(Susanna Porrino)
Ieri si è ufficialmente chiuso l’anno scolastico 2020, in un clima segnato da due sentimenti opposti: da un lato il sollievo per una situazione che va gradualmente attenuandosi e per la fine di una didattica a distanza che, pur avendo adempiuto alla propria funzione, presentava problemi sempre più evidenti; dall’altro l’incertezza per un futuro che, tra problemi economici e tensioni politiche, sembra acquisire toni sempre più accesi.
In questa atmosfera si colloca anche, con modalità del tutto straordinarie, lo svolgimento di un esame di Stato che purtroppo è la dimostrazione più evidente di un Paese a cui piace pensare in grande ma rimanere poi sospeso in un alone di mediocrità.
Agli studenti in fase di Maturità è stata assegnata la stesura di un elaborato che rispecchiasse la serietà di un percorso compiuto in cinque anni: l’obiettivo era forse lasciare allo studente la possibilità di muoversi in autonomia in una ricerca attiva e personale, scoprendo e modulando l’uso degli strumenti acquisiti nel tempo; ricerca però decisamente “congelata” dalla concessione di un massimo di dieci minuti di tempo per esporne i contenuti, lasciando a malapena lo spazio per uno sguardo generale sull’argomento.
Nello stesso modo, ad ogni ragazzo è stata richiesta una preparazione completa e sicura su ogni materia (peraltro su programmi terminati da meno di tre settimane, viste le condizioni) per poi scegliere di riservare alla trattazione di ognuna cinque minuti scarsi.
Non è di esercizio della capacità di sintesi ciò di cui si parla, ma di paralisi dell’approfondimento e di un occhio decisamente più attento alla quantità rispetto alla qualità.

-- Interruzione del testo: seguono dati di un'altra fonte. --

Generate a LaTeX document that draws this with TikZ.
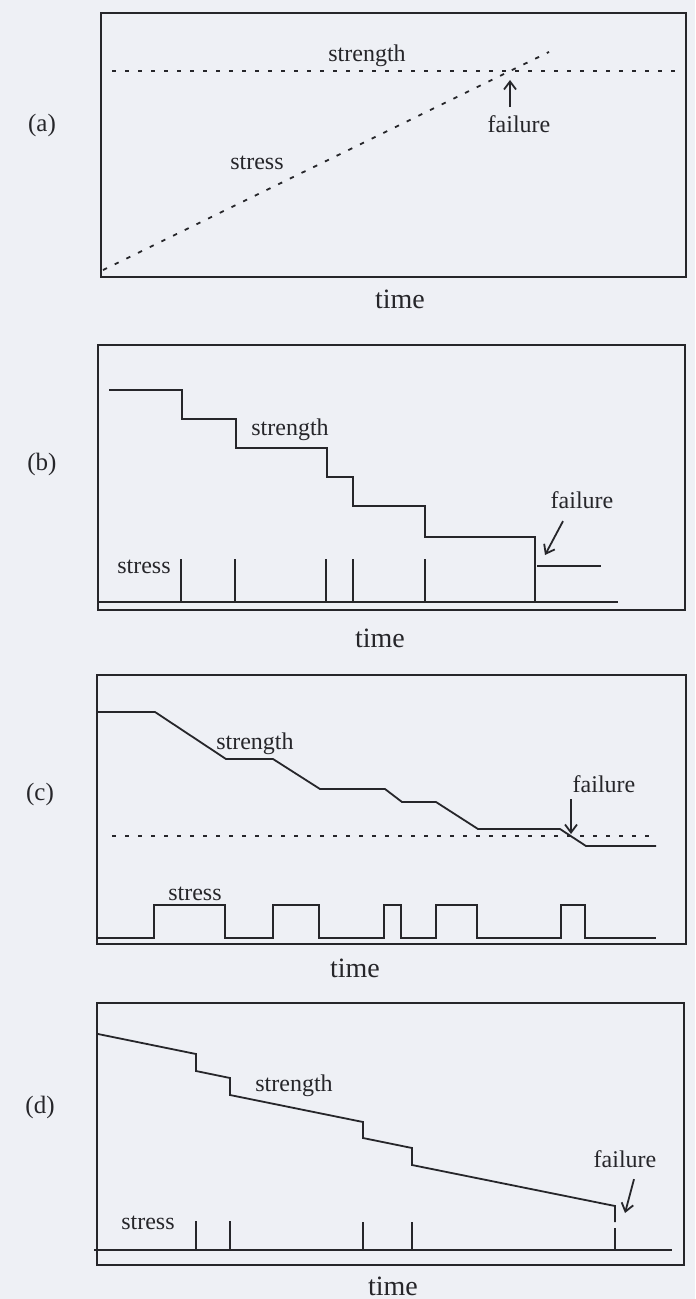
\documentclass[tikz,border=0pt]{standalone}
\usepackage{fontspec}
\setmainfont{Liberation Serif}
\usetikzlibrary{arrows.meta}
\definecolor{ink}{RGB}{38,38,42}
\definecolor{paper}{RGB}{238,240,245}

\begin{document}
\begin{tikzpicture}[x=0.5pt,y=-0.5pt,>={Straight Barb[length=4pt,width=6pt]},line width=0.9pt,color=ink,
  every node/.style={font=\fontsize{12}{14}\selectfont,text=ink,inner sep=1pt,anchor=base},
  trace/.style={line join=miter},
  dotline/.style={dash pattern=on 2.2pt off 4.3pt},
  axis/.style={font=\fontsize{14}{16}\selectfont},
  tag/.style={font=\fontsize{12.5}{15}\selectfont}]
\fill[paper] (0,0) rectangle (695,1299);
\useasboundingbox (0,0) rectangle (695,1299);
% (a)
\draw (101,13) rectangle (686,277);
\draw[dotline] (112,71)--(680,71);
\draw[dotline] (103,270)--(549,52);
\node (strA) at (367,62) {strength};
\node (stsA) at (257,170) {stress};
\node (failA) at (519,133) {failure};
\coordinate (hitA) at (510,80);
\draw[->,shorten <=3pt] (failA.north -| hitA)--(hitA);
\node[axis] (timeA) at (400,308) {time};
\node[tag] (tagA) at (42,132) {(a)};
% (b)
\draw (98,345) rectangle (685,610);
\draw (98,602)--(618,602);
\draw[trace] (109,390) -| (182,419) -| (236,448) -| (327,477) -| (353,506) -| (425,537) -| (535,602);
\draw (537,566)--(601,566);
\foreach \x in {181,235,326,353,425} \draw (\x,602)--(\x,559);
\node (strB) at (290,435) {strength};
\node (stsB) at (144,573) {stress};
\node (failB) at (582,508) {failure};
\coordinate (hitB) at (545,555);
\draw[->] (failB.south) ++(-19,10)--(hitB);
\node[axis] (timeB) at (380,647) {time};
\node[tag] (tagB) at (42,470) {(b)};
% (c)
\draw (97,675) rectangle (686,944);
\draw[trace] (98,712)--(155,712)--(226,759)--(273,759)--(320,789)--(385,789)--(402,802)--(436,802)--(478,829)--(560,829)--(586,846)--(656,846);
\draw[dotline] (112,836)--(656,836);
\draw[trace] (97,938) -| (154,905) -| (225,938) -| (273,905) -| (319,938) -| (384,905) -| (401,938) -| (436,905) -| (477,938) -| (561,905) -| (585,938)--(656,938);
\node (strC) at (255,749) {strength};
\node (stsC) at (195,900) {stress};
\node (failC) at (604,792) {failure};
\coordinate (hitC) at (571,834);
\draw[->,shorten <=2pt] (failC.south -| hitC)--(hitC);
\node[axis] (timeC) at (355,977) {time};
\node[tag] (tagC) at (40,800) {(c)};
% (d)
\draw (97,1003) rectangle (684,1265);
\draw (94,1250)--(672,1250);
\draw[trace] (98,1034)--(196,1054)--(196,1071)--(230,1078)--(230,1095)--(363,1122)--(363,1138)--(412,1148)--(412,1165)--(615,1206)--(615,1222);
\foreach \x/\t in {196/1221,230/1221,363/1222,412/1222,615/1228} \draw (\x,1250)--(\x,\t);
\node (strD) at (294,1091) {strength};
\node (stsD) at (148,1229) {stress};
\node (failD) at (625,1167) {failure};
\coordinate (hitD) at (625,1213);
\draw[->] (failD.south) ++(9,9)--(hitD);
\node[axis] (timeD) at (393,1295) {time};
\node[tag] (tagD) at (40,1113) {(d)};
\end{tikzpicture}
\end{document}
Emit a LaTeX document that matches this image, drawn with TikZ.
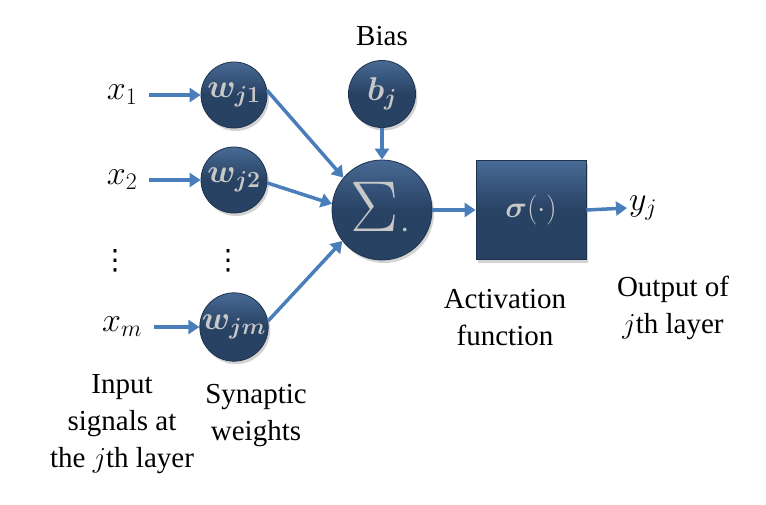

L’incoraggiamento alla ricerca personale e alla spinta individuale verso la cultura e lo studio viene ribadito in più momenti dalle stesse autorità, ma viene poi sacrificato in nome di una visione “multidisciplinare” che nei fatti si concretizza in una serie di collegamenti tra le materie spesso cronologicamente o razionalmente ben poco spontanei e in una maratona “di tutto un po’” che – rigorosamente regolata dallo scorrere di un timer per cui anche il tempo del respiro appare sprecato – dovrebbe rispecchiare la complessità e la profondità degli argomenti trattati in un intero anno.
Il problema non è tanto il modo in cui ogni scuola o insegnante approcci il proprio compito, ma la percezione che dall’alto viene trasmessa dell’istruzione in generale.
L’idea che ogni individuo debba limitarsi a dimostrare di avere acquisito le competenze base uguali per tutti (senza alcun interesse per l’approfondimento e il pensiero personale) si applica bene alla produzione seriale tipica delle industrie, per cui il prodotto finale deve essere il più possibile fedele a quello originale; non può però funzionare per gli studenti: se si vuole realmente creare una scuola che sviluppi le competenze personali di ognuno e cresca cittadini, abbastanza consapevoli di sé e del mondo da poterle impiegare con il beneficio collettivo, occorre incoraggiare la diversificazione tra i vari percorsi e dare la priorità ad una concezione verticale dello studio, che vada il più possibile in profondità.
La ricerca di un panorama perfettamente globale sulla cultura e sulle scienze può essere d’effetto e apparire completo, ma richiede necessariamente l’eliminazione di buona parte delle informazioni e disperde ogni tipo di curiosità, che poi è ciò che permette di passare dal pensare in grande all’immergersi completamente in una reale grandezza, che più viene esplorata più aumenta il proprio fascino, e che per questo rifugge ogni tipo di mediocrità.